So why do I feel fat? I have felt this way for about 3 weeks now so I finally broke down and stepped on the scale tonight. That was a big mistake. I have gained 3.8 pounds in the past month and I have gained 12 pounds since medical school started. I feel like I am drinking about a gallon of water per day, I only drink one cup of coffee per day and I work out six days a week. I guess maybe my workouts aren’t hard enough, maybe I need to start adding some strength and endurance into every workout that I do. I know that this weight will come off, heck I lost 40 pounds 4 years ago, so I could be healthier, look awesome at my wedding, and look good in a bikini. I do not like the changes that have happened to my body and I need to fix them. Looks like I might be getting up earlier or trying to get two workouts a day in, eating more protein, keep NOT drinking any soda, keep training for the half marathon, all while keeping my head above water in the second year of medical school.
I need some cheers, some motivation, something to make me like the way I look in my skinny jeans again. Ugh I hate scales, I almost hate food now, but its a good thing I like to exercise. Now just to find the right kind of exercise.
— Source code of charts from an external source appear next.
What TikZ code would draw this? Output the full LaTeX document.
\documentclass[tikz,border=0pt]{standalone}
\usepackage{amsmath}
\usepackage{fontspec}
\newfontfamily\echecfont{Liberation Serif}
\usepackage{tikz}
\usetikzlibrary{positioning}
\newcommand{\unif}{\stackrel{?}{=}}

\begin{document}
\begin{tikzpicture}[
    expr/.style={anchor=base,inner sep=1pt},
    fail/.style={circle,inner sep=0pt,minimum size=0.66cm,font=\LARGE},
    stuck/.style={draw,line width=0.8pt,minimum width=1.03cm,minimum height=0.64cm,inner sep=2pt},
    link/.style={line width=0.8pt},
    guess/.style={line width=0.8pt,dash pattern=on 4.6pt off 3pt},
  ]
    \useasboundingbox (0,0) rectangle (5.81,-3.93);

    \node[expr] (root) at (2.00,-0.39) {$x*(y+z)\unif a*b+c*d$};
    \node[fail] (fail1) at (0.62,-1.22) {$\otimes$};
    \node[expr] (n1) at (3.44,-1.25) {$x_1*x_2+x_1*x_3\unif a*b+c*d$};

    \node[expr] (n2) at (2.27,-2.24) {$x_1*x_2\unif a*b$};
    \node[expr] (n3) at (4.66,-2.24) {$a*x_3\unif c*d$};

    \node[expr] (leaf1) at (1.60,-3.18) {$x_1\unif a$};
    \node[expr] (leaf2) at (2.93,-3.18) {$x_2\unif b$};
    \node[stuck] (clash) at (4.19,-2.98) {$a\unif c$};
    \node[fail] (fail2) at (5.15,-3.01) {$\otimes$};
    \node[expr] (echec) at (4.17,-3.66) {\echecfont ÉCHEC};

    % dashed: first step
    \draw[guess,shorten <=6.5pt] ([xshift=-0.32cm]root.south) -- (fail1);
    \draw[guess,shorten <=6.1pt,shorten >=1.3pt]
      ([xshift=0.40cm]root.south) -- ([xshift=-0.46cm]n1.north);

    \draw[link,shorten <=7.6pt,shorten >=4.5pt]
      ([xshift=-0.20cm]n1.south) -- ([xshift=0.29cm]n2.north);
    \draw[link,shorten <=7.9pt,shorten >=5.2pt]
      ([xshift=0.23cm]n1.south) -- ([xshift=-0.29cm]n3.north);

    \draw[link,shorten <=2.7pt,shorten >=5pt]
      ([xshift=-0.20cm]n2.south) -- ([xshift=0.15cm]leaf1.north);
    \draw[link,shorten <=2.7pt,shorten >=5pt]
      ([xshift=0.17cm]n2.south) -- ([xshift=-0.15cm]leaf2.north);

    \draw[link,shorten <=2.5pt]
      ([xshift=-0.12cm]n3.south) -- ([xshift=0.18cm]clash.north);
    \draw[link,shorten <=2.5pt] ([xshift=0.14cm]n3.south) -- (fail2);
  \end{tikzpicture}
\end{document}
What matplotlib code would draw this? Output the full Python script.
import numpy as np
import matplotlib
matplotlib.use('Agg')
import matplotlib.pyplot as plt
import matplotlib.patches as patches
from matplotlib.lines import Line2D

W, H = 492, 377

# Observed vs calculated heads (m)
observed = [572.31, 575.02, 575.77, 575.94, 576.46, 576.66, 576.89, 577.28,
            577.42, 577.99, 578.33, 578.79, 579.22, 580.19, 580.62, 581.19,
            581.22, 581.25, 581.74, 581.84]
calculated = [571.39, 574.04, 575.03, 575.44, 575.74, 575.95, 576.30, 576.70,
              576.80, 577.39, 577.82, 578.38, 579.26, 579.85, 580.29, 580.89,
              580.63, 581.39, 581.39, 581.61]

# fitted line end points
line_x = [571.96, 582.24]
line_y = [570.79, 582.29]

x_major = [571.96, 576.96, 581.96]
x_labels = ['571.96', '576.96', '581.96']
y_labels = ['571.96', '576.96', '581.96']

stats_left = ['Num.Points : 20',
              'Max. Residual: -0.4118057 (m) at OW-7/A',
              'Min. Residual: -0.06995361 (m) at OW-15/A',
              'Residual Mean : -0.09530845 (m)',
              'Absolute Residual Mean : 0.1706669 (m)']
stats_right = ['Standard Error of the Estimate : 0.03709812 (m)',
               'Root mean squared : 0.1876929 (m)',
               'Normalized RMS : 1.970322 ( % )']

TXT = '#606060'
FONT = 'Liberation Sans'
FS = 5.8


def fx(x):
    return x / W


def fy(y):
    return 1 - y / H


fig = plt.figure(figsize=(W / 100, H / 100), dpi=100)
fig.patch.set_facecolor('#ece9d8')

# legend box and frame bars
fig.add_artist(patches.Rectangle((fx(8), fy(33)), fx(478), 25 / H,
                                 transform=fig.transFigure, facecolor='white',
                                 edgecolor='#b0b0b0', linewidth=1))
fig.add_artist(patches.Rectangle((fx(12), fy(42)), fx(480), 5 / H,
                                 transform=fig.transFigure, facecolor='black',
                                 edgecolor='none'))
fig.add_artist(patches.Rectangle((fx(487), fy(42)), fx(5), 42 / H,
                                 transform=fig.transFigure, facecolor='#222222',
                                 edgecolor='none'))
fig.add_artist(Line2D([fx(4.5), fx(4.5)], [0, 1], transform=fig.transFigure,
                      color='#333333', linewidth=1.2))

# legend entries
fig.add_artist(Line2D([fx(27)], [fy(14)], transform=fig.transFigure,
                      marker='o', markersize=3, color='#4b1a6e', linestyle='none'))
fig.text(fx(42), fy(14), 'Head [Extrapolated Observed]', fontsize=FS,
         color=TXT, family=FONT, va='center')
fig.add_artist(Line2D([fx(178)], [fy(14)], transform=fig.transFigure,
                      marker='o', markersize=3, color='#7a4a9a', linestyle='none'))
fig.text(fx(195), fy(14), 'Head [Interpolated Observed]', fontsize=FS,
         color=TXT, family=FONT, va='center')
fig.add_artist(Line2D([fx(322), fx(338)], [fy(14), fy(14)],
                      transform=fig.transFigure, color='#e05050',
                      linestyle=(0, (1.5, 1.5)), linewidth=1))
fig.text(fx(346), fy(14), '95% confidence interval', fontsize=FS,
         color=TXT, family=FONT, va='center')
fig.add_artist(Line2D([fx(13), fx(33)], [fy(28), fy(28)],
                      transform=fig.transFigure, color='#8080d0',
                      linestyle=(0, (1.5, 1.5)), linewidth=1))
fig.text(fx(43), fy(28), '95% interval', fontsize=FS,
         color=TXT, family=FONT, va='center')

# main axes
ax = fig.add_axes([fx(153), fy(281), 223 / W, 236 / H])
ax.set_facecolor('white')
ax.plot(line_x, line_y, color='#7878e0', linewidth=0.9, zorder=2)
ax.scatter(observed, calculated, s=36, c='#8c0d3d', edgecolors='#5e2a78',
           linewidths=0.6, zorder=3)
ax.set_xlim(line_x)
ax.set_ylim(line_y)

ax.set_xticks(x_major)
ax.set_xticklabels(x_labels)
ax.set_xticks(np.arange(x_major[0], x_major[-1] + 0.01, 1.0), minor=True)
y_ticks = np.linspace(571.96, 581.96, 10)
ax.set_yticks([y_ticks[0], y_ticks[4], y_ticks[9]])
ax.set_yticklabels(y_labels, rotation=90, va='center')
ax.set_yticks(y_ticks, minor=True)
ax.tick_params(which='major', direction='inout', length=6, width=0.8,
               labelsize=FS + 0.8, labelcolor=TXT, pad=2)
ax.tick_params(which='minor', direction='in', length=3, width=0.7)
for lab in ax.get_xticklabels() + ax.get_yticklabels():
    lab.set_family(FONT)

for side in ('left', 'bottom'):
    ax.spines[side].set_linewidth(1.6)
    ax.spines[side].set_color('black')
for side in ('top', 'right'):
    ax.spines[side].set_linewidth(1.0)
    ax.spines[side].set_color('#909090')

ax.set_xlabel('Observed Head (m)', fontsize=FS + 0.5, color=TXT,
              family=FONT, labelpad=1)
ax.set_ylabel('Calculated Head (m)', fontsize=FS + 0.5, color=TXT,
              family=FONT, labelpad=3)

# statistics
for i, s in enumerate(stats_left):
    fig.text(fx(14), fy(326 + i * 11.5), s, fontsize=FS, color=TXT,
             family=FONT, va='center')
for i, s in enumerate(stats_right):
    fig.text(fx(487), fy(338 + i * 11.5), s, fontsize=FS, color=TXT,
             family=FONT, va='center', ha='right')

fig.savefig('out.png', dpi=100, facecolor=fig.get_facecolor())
There are so many things in life that make motivation lacking when you need motivation to kick you in the butt. Well last night I would say that the LOUD family ladies got some of the best motivation to kick butt this semester: LOUD family Disney World Trip.
There are 18 tests, 10.5 weeks, hours of studying, maybe some sleep, training for a marathon in 12 weeks, club meetings, birthdays, and maybe a few other things that stand between the LOUD family ladies and Disney World. Let’s learn ladies and then we can have fun!
thank you for the motivation, Popi Rick Hastings!
Thursday morning 630 am workout!
Speed work and strength.
Doing this workout outside was 10 billion times better than doing it inside on a treadmill.
The first year of medical school was overwhelming and of course it came with a nice weight gain and a lack of endurance. Well my lovely friend Brooke ( Life Love and Med School.), is a runner just like me and we decided to make the commitment to run the Route 66 Half Marathon on November 20. We are two weeks into our training. I love running and my body is starting to figure out that it has to get up at 6 am in order for me to get my morning run in and get ready for class by 8 am. The accountability of knowing that Brooke is going to be at the school at 630 am every morning makes me get my butt out of bed, to not only disappoint her, but to be a good running and workout partner.
Here is our training program. Half Marathon Training: Intermediate.
Running feels great and my body has missed the sweat, missed the sore muscles, and missed my jeans being loose!
The first weekend of the 2nd year of medical school was a totally different situation than the first weekend of the first year of medical school. There were no questions of what should I be doing? what should I be studying? Do I have time to do anything but study? None of these things came through my head on Saturday and Sunday. When I went home and packed my bag on Friday night I knew exactly what I needed to go over this weekend and knew that not spending every moment that I was awake studying was okay. It was okay to spend some time with the husband, go for a morning run, make sure I got some sleep so any studying that I did actually counted. Don’t get me wrong I had to study, have to stay caught up, have to work hard, but this year so far the light at the end of the tunnel is not so dim, it is still a very long ways away, but it is believable that this is doable. Having a schedule, having a moment to look up and maybe eat something is so far manageable.
Clinical Problem Solving, Pathology, Psychiatry, Pharmacology, Multicultural health, HP/DP, Rural Medicine, OMM, Clinical Skills, Anatomy TA: this is what second year is about, learning how to apply what I learned last year and learning how to be a physician.
Stay Calm, if not get up and RUN, then try to STAY CALM again….
This is the seat that I have been firmly planted in for the past year and here I sit again as a second year medical student. I wish someone could have relayed the rational of how calm and collected you feel as a second year medical student as compared to your first day of medical school as an OMS-I.
Sitting through three days of class has been interesting and I feel like I know how to learn this stuff and am learning it in lecture and at home. So moral to the story is Robert K. Ewing, D.O. I will keep you company for the rest of the semester, well that is hoping that construction will get started and then finished in the next 4 months so that the Class of 2014 can move on to a new renovated Merkel auditorium, the 1st year class can come back to our campus, and life progresses on.
2nd year is really better than first year. Its going to be hard, but manageable, our professors are only the people who wrote the book on this stuff! Teach me what I need to know and I shall study hard, pass 2nd year, boards and one day be in a clinic. I think I am ready for this, well if not I better hold on because it has already started.